**Given data**:
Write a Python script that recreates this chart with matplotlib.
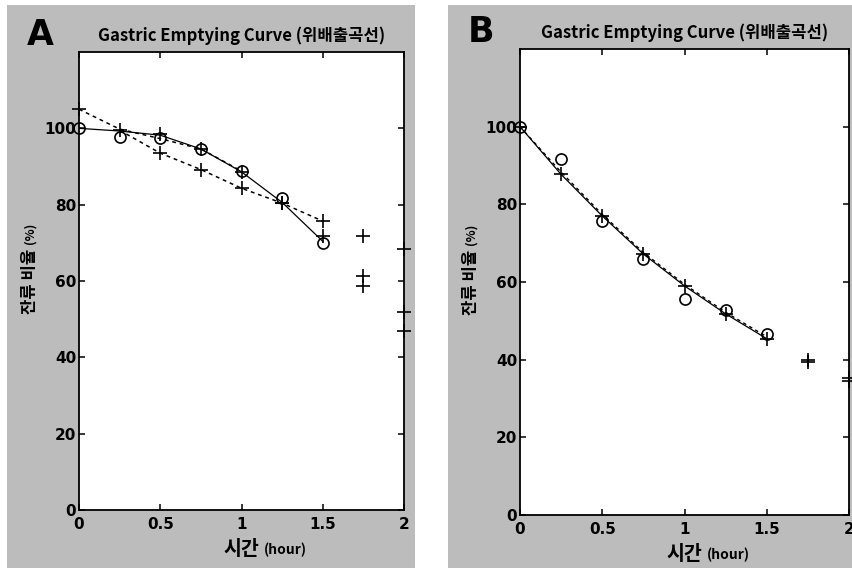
import numpy as np
import matplotlib.pyplot as plt
from matplotlib.patches import Rectangle

plt.rcParams['font.family'] = ['Noto Sans CJK KR', 'DejaVu Sans']

# 시간 (hour)
t = [0, 0.25, 0.5, 0.75, 1.0, 1.25, 1.5]
t_ext = [0, 0.25, 0.5, 0.75, 1.0, 1.25, 1.5, 1.75, 2.0]

# ---- panel A ----
obs_a = [100, 97.6, 97.4, 94.5, 88.8, 81.7, 70.0]
fit1_a = [100, 99.3, 98.2, 94.6, 88.6, 80.6, 70.4]          # solid curve
fit2_a_x = [0, 0.25, 0.5, 0.75, 1.0]
fit2_a = [105, 99.8, 97.3, 94.6, 88.8]                      # upper dashed
fit3_a_x = [0.25, 0.5, 0.75, 1.0, 1.25, 1.5]
fit3_a = [99.5, 93.5, 89.2, 84.3, 80.4, 75.7]               # lower dashed
plus1_a = [105, 99.5, 98.4, 94.5, 88.5, 80.5, 71.8]
extra_a_x = [1.75, 1.75, 1.75, 2.0, 2.0, 2.0]
extra_a = [71.8, 61.4, 58.7, 68.4, 52.0, 47.0]

# ---- panel B ----
obs_b = [100, 91.8, 75.6, 65.9, 55.6, 52.8, 46.7]
pred_b = [100, 87.7, 77.0, 67.2, 59.0, 51.8, 45.4, 39.5, 34.6]
fit2_b = [100, 88.3, 77.4, 67.6, 59.4, 52.2, 45.9]
extra_b_x = [1.75, 2.0]
extra_b = [39.9, 35.4]

title = 'Gastric Emptying Curve (위배출곡선)'
bg = '#bcbcbc'

fig = plt.figure(figsize=(8.52, 5.72), dpi=100)
W, H = 852, 572


def px_rect(x0, y0, x1, y1):
    return [x0 / W, 1 - y1 / H, (x1 - x0) / W, (y1 - y0) / H]


for x0, x1 in [(7, 415), (448, 852)]:
    r = px_rect(x0, 5, x1, 568)
    fig.patches.append(Rectangle((r[0], r[1]), r[2], r[3], transform=fig.transFigure,
                                 facecolor=bg, edgecolor='none', zorder=-5))

axA = fig.add_axes(px_rect(79, 52, 404, 510))
axB = fig.add_axes(px_rect(520, 49, 849, 515))

mk = dict(color='black', linestyle='none', clip_on=False)

axA.plot(t, fit1_a, color='black', lw=0.9)
axA.plot(fit2_a_x, fit2_a, color='black', lw=1.1, ls=(0, (2.5, 2.5)))
axA.plot(fit3_a_x, fit3_a, color='black', lw=1.1, ls=(0, (2.5, 2.5)))
axA.plot(t, obs_a, marker='o', ms=8, mfc='none', mew=1.2, **mk)
axA.plot(t, plus1_a, marker='+', ms=10, mew=1.2, **mk)
axA.plot(fit3_a_x[1:], fit3_a[1:], marker='+', ms=10, mew=1.2, **mk)
axA.plot(extra_a_x, extra_a, marker='+', ms=10, mew=1.2, **mk)

axB.plot(t, pred_b[:7], color='black', lw=0.9)
axB.plot(t, fit2_b, color='black', lw=1.0, ls=(0, (2.5, 2.5)))
axB.plot(t, obs_b, marker='o', ms=8, mfc='none', mew=1.2, **mk)
axB.plot(t_ext, pred_b, marker='+', ms=10, mew=1.2, **mk)
axB.plot(extra_b_x, extra_b, marker='+', ms=10, mew=1.2, **mk)

for ax, letter in [(axA, 'A'), (axB, 'B')]:
    ax.set_zorder(2)
    ax.set_facecolor('white')
    ax.set_xlim(0, 2)
    ax.set_ylim(0, 120)
    ax.set_xticks([0, 0.5, 1, 1.5, 2])
    ax.set_xticklabels(['0', '0.5', '1', '1.5', '2'])
    ax.set_yticks([0, 20, 40, 60, 80, 100])
    ax.tick_params(direction='in', length=4, width=1.1, top=True, right=True,
                   labelsize=11, pad=2)
    ax.tick_params(axis='x', pad=5)
    for lab in ax.get_xticklabels() + ax.get_yticklabels():
        lab.set_family(['DejaVu Sans'])
        lab.set_fontweight('bold')
    for s in ax.spines.values():
        s.set_linewidth(1.3)
    ax.set_title(title, fontsize=12, fontweight='bold', pad=8)
    xl = ax.set_xlabel('시간', fontsize=14, fontweight='bold', labelpad=6)
    ax.annotate('(hour)', xy=(1, 0.5), xycoords=xl, xytext=(3, 0),
                textcoords='offset points', va='center', ha='left',
                fontsize=10, fontweight='bold')
    yl = ax.set_ylabel('잔류 비율', fontsize=12, fontweight='bold', labelpad=4)
    ax.annotate('(%)', xy=(0.5, 1), xycoords=yl, xytext=(0, 3),
                textcoords='offset points', va='bottom', ha='center',
                rotation=90, fontsize=9, fontweight='bold')

fig.text(27 / W, 1 - 45 / H, 'A', fontsize=25, fontweight='bold',
         family=['DejaVu Sans'], va='baseline')
fig.text(468 / W, 1 - 42 / H, 'B', fontsize=25, fontweight='bold',
         family=['DejaVu Sans'], va='baseline')

fig.savefig('out.png', dpi=100, facecolor='white')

**Given problem**: Find the lines holding "matplotlib" and list every one.

**Answer to this exercise**:
Write a Python script that recreates this chart with matplotlib.
import matplotlib.pyplot as plt
from matplotlib.patches import Rectangle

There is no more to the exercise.